Gandolfini rightly won three Emmys in the role, which was the center of an extraordinarily talented ensemble. When somebody mentions Tony Soprano, it often has as much to do with Gandolfini's complex and nuanced portrayal as it does the character's Mafia don status. A search for "Tony Soprano" on RapGenius brings up multiple examples of rappers dropping his name, including Gucci Mane, Future, E-40, Xzibit, Rick Ross, Chris Webby, Rakim, Cassidy and, most famously, Jay-Z.

When we saw Tony strangle that snitch to death while on a college tour with his daughter, we knew "The Sopranos" was unlike anything we had ever seen before on television. Its mix of the mundane and the psychopathic predated "Dexter," for starters. "Mad Men" creator Matthew Weiner worked on "The Sopranos."

The heavy breathing, the sweat-filled fever dreaming, that gaze, the playful courtships and the terrifying menace, the tough decisions, the selfish moves — nobody could have handled those as adeptly as Gandolfini. At times it felt so real that it was hard to determine where the character ended and the actor began.

Gandolfini admitted as much when speaking about his co-star Edie Falco in the exhaustive oral history of "The Sopranos" published in Vanity Fair.

"Of course, I love my wife, but I'm in love with Edie," he confessed. "I don't know if I'm in love with Carmela or Edie or both."

Already a theater veteran, Gandolfini hit Broadway in 1992 in "A Streetcar Named Desire" with Alec Baldwin and Jessica Lange. Gandolfini's breakout movie role was as the hitman Virgil in "True Romance" in 1993. This writer came to love him thanks to his performance as a low-level enforcer in "Get Shorty" who stole the show in just about every scene he appeared in.

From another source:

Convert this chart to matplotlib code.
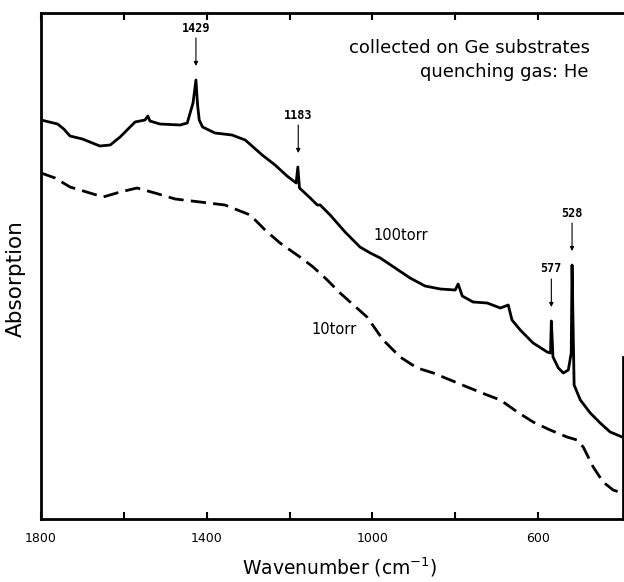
import matplotlib.pyplot as plt
from matplotlib.ticker import FixedLocator, NullFormatter

# Spectrum traces (wavenumber in cm-1, absorption in arbitrary units)
wn_100torr = [1800, 1760, 1745, 1730, 1700, 1682, 1658, 1633, 1609, 1573, 1549, 1542, 1537, 1513,
              1464, 1447, 1433, 1426, 1422, 1418, 1410, 1380, 1339, 1307, 1266, 1235, 1206,
              1184, 1180, 1176, 1150, 1133, 1126, 1102, 1066, 1030, 1005, 981, 945, 909, 873,
              836, 800, 793, 783, 757, 723, 691, 672, 663, 643, 612, 578, 570, 568, 564, 551,
              539, 527, 520, 518, 513, 498, 474, 450, 426, 397]
abs_100torr = [399, 395, 390, 383, 380, 377, 373, 374, 382, 397, 399, 403, 398, 395,
               394, 396, 416, 439, 414, 399, 392, 386, 384, 379, 364, 354, 343,
               336, 352, 331, 321, 314, 314, 304, 287, 272, 266, 261, 251, 241, 233,
               230, 229, 235, 223, 217, 216, 211, 214, 199, 189, 176, 167, 166, 198, 162, 151,
               146, 149, 166, 254, 134, 119, 106, 96, 87, 82]

wn_10torr = [1800, 1766, 1730, 1682, 1650, 1609, 1568, 1525, 1476, 1416, 1356, 1295, 1259,
             1223, 1175, 1143, 1109, 1078, 1013, 974, 933, 892, 853, 812, 771, 723, 691,
             650, 612, 571, 530, 506, 491, 467, 443, 419, 397]
abs_10torr = [346, 341, 332, 326, 322, 327, 331, 326, 320, 317, 314, 304, 289,
              276, 262, 252, 239, 226, 202, 179, 162, 151, 146, 139, 132, 124, 119,
              107, 97, 89, 82, 79, 72, 52, 37, 29, 26]

# Marked bands: label, position of the drawn peak, peak height
peak_labels = ["1429", "1183", "577", "528"]
peak_wn = [1426, 1179, 568, 518]
peak_top = [439, 352, 198, 254]

major_ticks = [1800, 1400, 1000, 600]
minor_ticks = [1600, 1200, 800]

fig = plt.figure(figsize=(6.24, 5.82), dpi=100)
ax = fig.add_axes([41 / 624, 63 / 582, 582 / 624, 506 / 582])

ax.plot(wn_100torr, abs_100torr, color="black", lw=2.0, solid_joinstyle="round")
ax.plot(wn_10torr, abs_10torr, color="black", lw=2.0, linestyle=(0, (5.5, 2.6)))

ax.set_xlim(1800, 395)
ax.set_ylim(0, 506)

# Arrows above the peaks
for lab, x, top in zip(peak_labels, peak_wn, peak_top):
    ax.annotate("", xy=(x, top + 14), xytext=(x, top + 42),
                arrowprops=dict(arrowstyle="-|>", lw=0.8, color="black", mutation_scale=6,
                                shrinkA=0, shrinkB=0))
    ax.text(x, top + 52, lab, ha="center", va="center", fontsize=8.5,
            family="DejaVu Sans Mono", weight="bold")

ax.text(931, 284, "100torr", fontsize=10.5, ha="center", va="center")
ax.text(1092, 190, "10torr", fontsize=10.5, ha="center", va="center")

ax.text(474, 471, "collected on Ge substrates", fontsize=13, ha="right", va="center")
ax.text(478, 447, "quenching gas: He", fontsize=13, ha="right", va="center")

ax.xaxis.set_major_locator(FixedLocator(major_ticks))
ax.xaxis.set_minor_locator(FixedLocator(minor_ticks))
ax.xaxis.set_minor_formatter(NullFormatter())
ax.set_yticks([])
ax.tick_params(axis="x", which="both", direction="in", top=True, length=5, width=1.5,
               labelsize=9, pad=9)

for side in ["left", "bottom", "top", "right"]:
    ax.spines[side].set_linewidth(2.0)
ax.spines["right"].set_bounds(0, 162)

ax.set_xlabel("Wavenumber (cm$^{-1}$)", fontsize=13.5)
ax.xaxis.set_label_coords(0.514, -0.073)
ax.set_ylabel("Absorption", fontsize=15.5)
ax.yaxis.set_label_coords(-0.026, 0.476)

fig.savefig("out.png", dpi=100)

During the show's run, Gandolfini took roles in feature films like "The Mexican" (with Brad Pitt), "The Man Who Wasn't There" and the box-office bomb "Surviving Christmas," with Ben Affleck. His unmistakable voice boomed in "Where the Wild Things Are." He was instantly believable as the C.I.A. director in "Zero Dark Thirty" and even tried comedy in "The Incredible Burt Wonderstone."

Gandolfini had hooked back up with his partners at HBO, producing the TV movie "Hemingway & Gellhorn." More recently, he was working to launch a new HBO miniseries called "Criminal Justice," which he was also going to star in.

"We're all in shock and feeling immeasurable sadness at the loss of a beloved member of our family," HBO said in a statement. "He was a special man, a great talent, but more importantly a gentle and loving person who treated everyone no matter their title or position with equal respect. He touched so many of us over the years with his humor, his warmth and his humility. Our hearts go out to his wife and children during this terrible time. He will be deeply missed by all of us."

Gandolfini is survived by his wife, Deborah Lin; their daughter, Liliana, born in October of last year; and his 13-year-old son, Michael, from his first marriage, to Marcy Wudarski. Gandolfini was 51 years old.